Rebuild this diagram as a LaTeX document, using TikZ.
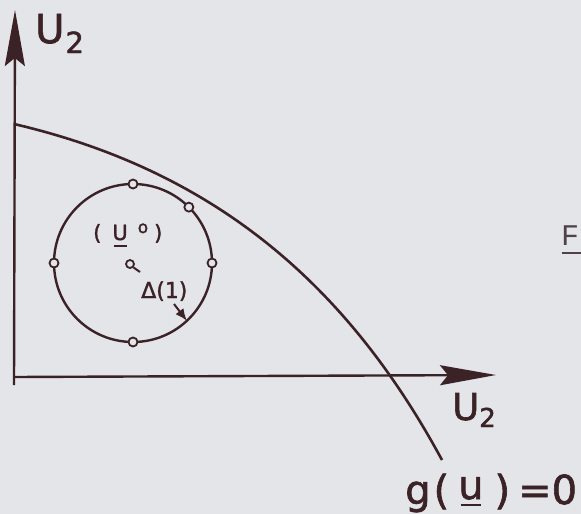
\documentclass[tikz,border=0pt]{standalone}
\usepackage{fontspec}
\newfontfamily\lab[FakeBold=1.6]{DejaVu Sans}
\newfontfamily\typew{Liberation Mono}
\usetikzlibrary{arrows.meta,calc}
\definecolor{ink}{RGB}{58,34,38}
\definecolor{paper}{RGB}{228,229,233}
\definecolor{printgray}{RGB}{80,66,70}
\begin{document}
\begin{tikzpicture}[x=1pt,y=-1pt,
  axisline/.style={draw=ink, line width=2.4pt, -{Stealth[length=56pt,width=20pt,inset=8pt]}},
  thinline/.style={draw=ink, line width=2.4pt},
  pin/.style={circle, draw=ink, fill=paper, line width=1.8pt, minimum size=9pt, inner sep=0pt},
  lbl/.style={text=ink, inner sep=0pt, anchor=base west}]
\fill[paper] (0,0) rectangle (581,514);
\useasboundingbox (0,0) rectangle (581,514);
\clip (0,0) rectangle (581,514);

% axes
\coordinate (Ybot) at (14,385);
\coordinate (O) at (14,377);
\coordinate (Ytip) at (15,10);
\coordinate (Xtip) at (496,375);
\draw[axisline] (Ybot) -- (Ytip);
\draw[axisline] (O) -- (Xtip);

% limit state curve g(u)=0
\coordinate (g0) at (14,124);
\coordinate (g1) at (442,460);
\draw[thinline, line width=2.6pt] (g0) .. controls (220,172) and (350,290) .. (g1);

% circle of radius Delta(1)  (y axis points down: angles are mirrored)
\coordinate (C) at (133,263);
\draw[thinline] (C) circle[radius=79];
\node[pin] (p1) at ($(C)+(-90:79)$) {};
\node[pin] (p2) at ($(C)+(-45:79)$) {};
\node[pin] (p3) at ($(C)+(180:79)$) {};
\node[pin] (p4) at ($(C)+(0:79)$) {};
\node[pin] (p5) at ($(C)+(90:79)$) {};
% centre point u0
\node[pin, minimum size=8pt] (u0) at (130,264) {};
\coordinate (tailend) at (140,272);
\draw[thinline, line width=2pt] (u0.south east) -- (tailend);
\coordinate (arrstart) at (174,304);
\coordinate (arrend) at ($(C)+(47:79)$);
\draw[draw=ink, line width=2pt, -{Latex[length=12pt,width=10pt]}] (arrstart) -- (arrend);

% labels
\node[lbl, font=\lab\fontsize{40}{40}\selectfont] (ylab) at (35,43)
  {U\hspace{1pt}\raisebox{-10pt}{\fontsize{29}{29}\selectfont 2}};
\node[lbl, font=\lab\fontsize{37}{37}\selectfont] (xlab) at (452,420)
  {U\raisebox{-7pt}{\fontsize{26}{26}\selectfont 2}};
\node[lbl, font=\lab\fontsize{40}{40}\selectfont] (glab) at (405,504)
  {g\hspace{3pt}(\hspace{9pt}\makebox[0pt][l]{\hspace{3pt}\rule[-2pt]{20pt}{2.5pt}}\raisebox{5pt}{u}\hspace{11pt})\hspace{8pt}=0};
\node[lbl, font=\lab\fontsize{21}{21}\selectfont] (u0lab) at (93,240)
  {(\hspace{11pt}\makebox[0pt][l]{\hspace{2pt}\rule[-7pt]{13pt}{2pt}}U\hspace{10pt}\raisebox{7pt}{\fontsize{17}{17}\selectfont o}\hspace{6pt})};
\node[lbl, font=\lab\fontsize{22}{22}\selectfont] (dlab) at (141,298) {Δ(1)};

% printed letter of the neighbouring column
\node[lbl, font=\typew\fontsize{30}{30}\selectfont, text=printgray] (fig) at (561,245)
  {\makebox[0pt][l]{\hspace{1pt}\rule[-9pt]{30pt}{2pt}}F};
\end{tikzpicture}
\end{document}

____________________

### WHAT YOU HAVE TO DO
Reproduce every line above as written, skipping pictures.

### SOLUTION FOR THIS PROBLEM
Rebuild this diagram as a LaTeX document, using TikZ.
\documentclass[tikz,border=0pt]{standalone}
\usepackage{fontspec}
\newfontfamily\lab[FakeBold=1.6]{DejaVu Sans}
\newfontfamily\typew{Liberation Mono}
\usetikzlibrary{arrows.meta,calc}
\definecolor{ink}{RGB}{58,34,38}
\definecolor{paper}{RGB}{228,229,233}
\definecolor{printgray}{RGB}{80,66,70}
\begin{document}
\begin{tikzpicture}[x=1pt,y=-1pt,
  axisline/.style={draw=ink, line width=2.4pt, -{Stealth[length=56pt,width=20pt,inset=8pt]}},
  thinline/.style={draw=ink, line width=2.4pt},
  pin/.style={circle, draw=ink, fill=paper, line width=1.8pt, minimum size=9pt, inner sep=0pt},
  lbl/.style={text=ink, inner sep=0pt, anchor=base west}]
\fill[paper] (0,0) rectangle (581,514);
\useasboundingbox (0,0) rectangle (581,514);
\clip (0,0) rectangle (581,514);

% axes
\coordinate (Ybot) at (14,385);
\coordinate (O) at (14,377);
\coordinate (Ytip) at (15,10);
\coordinate (Xtip) at (496,375);
\draw[axisline] (Ybot) -- (Ytip);
\draw[axisline] (O) -- (Xtip);

% limit state curve g(u)=0
\coordinate (g0) at (14,124);
\coordinate (g1) at (442,460);
\draw[thinline, line width=2.6pt] (g0) .. controls (220,172) and (350,290) .. (g1);

% circle of radius Delta(1)  (y axis points down: angles are mirrored)
\coordinate (C) at (133,263);
\draw[thinline] (C) circle[radius=79];
\node[pin] (p1) at ($(C)+(-90:79)$) {};
\node[pin] (p2) at ($(C)+(-45:79)$) {};
\node[pin] (p3) at ($(C)+(180:79)$) {};
\node[pin] (p4) at ($(C)+(0:79)$) {};
\node[pin] (p5) at ($(C)+(90:79)$) {};
% centre point u0
\node[pin, minimum size=8pt] (u0) at (130,264) {};
\coordinate (tailend) at (140,272);
\draw[thinline, line width=2pt] (u0.south east) -- (tailend);
\coordinate (arrstart) at (174,304);
\coordinate (arrend) at ($(C)+(47:79)$);
\draw[draw=ink, line width=2pt, -{Latex[length=12pt,width=10pt]}] (arrstart) -- (arrend);

% labels
\node[lbl, font=\lab\fontsize{40}{40}\selectfont] (ylab) at (35,43)
  {U\hspace{1pt}\raisebox{-10pt}{\fontsize{29}{29}\selectfont 2}};
\node[lbl, font=\lab\fontsize{37}{37}\selectfont] (xlab) at (452,420)
  {U\raisebox{-7pt}{\fontsize{26}{26}\selectfont 2}};
\node[lbl, font=\lab\fontsize{40}{40}\selectfont] (glab) at (405,504)
  {g\hspace{3pt}(\hspace{9pt}\makebox[0pt][l]{\hspace{3pt}\rule[-2pt]{20pt}{2.5pt}}\raisebox{5pt}{u}\hspace{11pt})\hspace{8pt}=0};
\node[lbl, font=\lab\fontsize{21}{21}\selectfont] (u0lab) at (93,240)
  {(\hspace{11pt}\makebox[0pt][l]{\hspace{2pt}\rule[-7pt]{13pt}{2pt}}U\hspace{10pt}\raisebox{7pt}{\fontsize{17}{17}\selectfont o}\hspace{6pt})};
\node[lbl, font=\lab\fontsize{22}{22}\selectfont] (dlab) at (141,298) {Δ(1)};

% printed letter of the neighbouring column
\node[lbl, font=\typew\fontsize{30}{30}\selectfont, text=printgray] (fig) at (561,245)
  {\makebox[0pt][l]{\hspace{1pt}\rule[-9pt]{30pt}{2pt}}F};
\end{tikzpicture}
\end{document}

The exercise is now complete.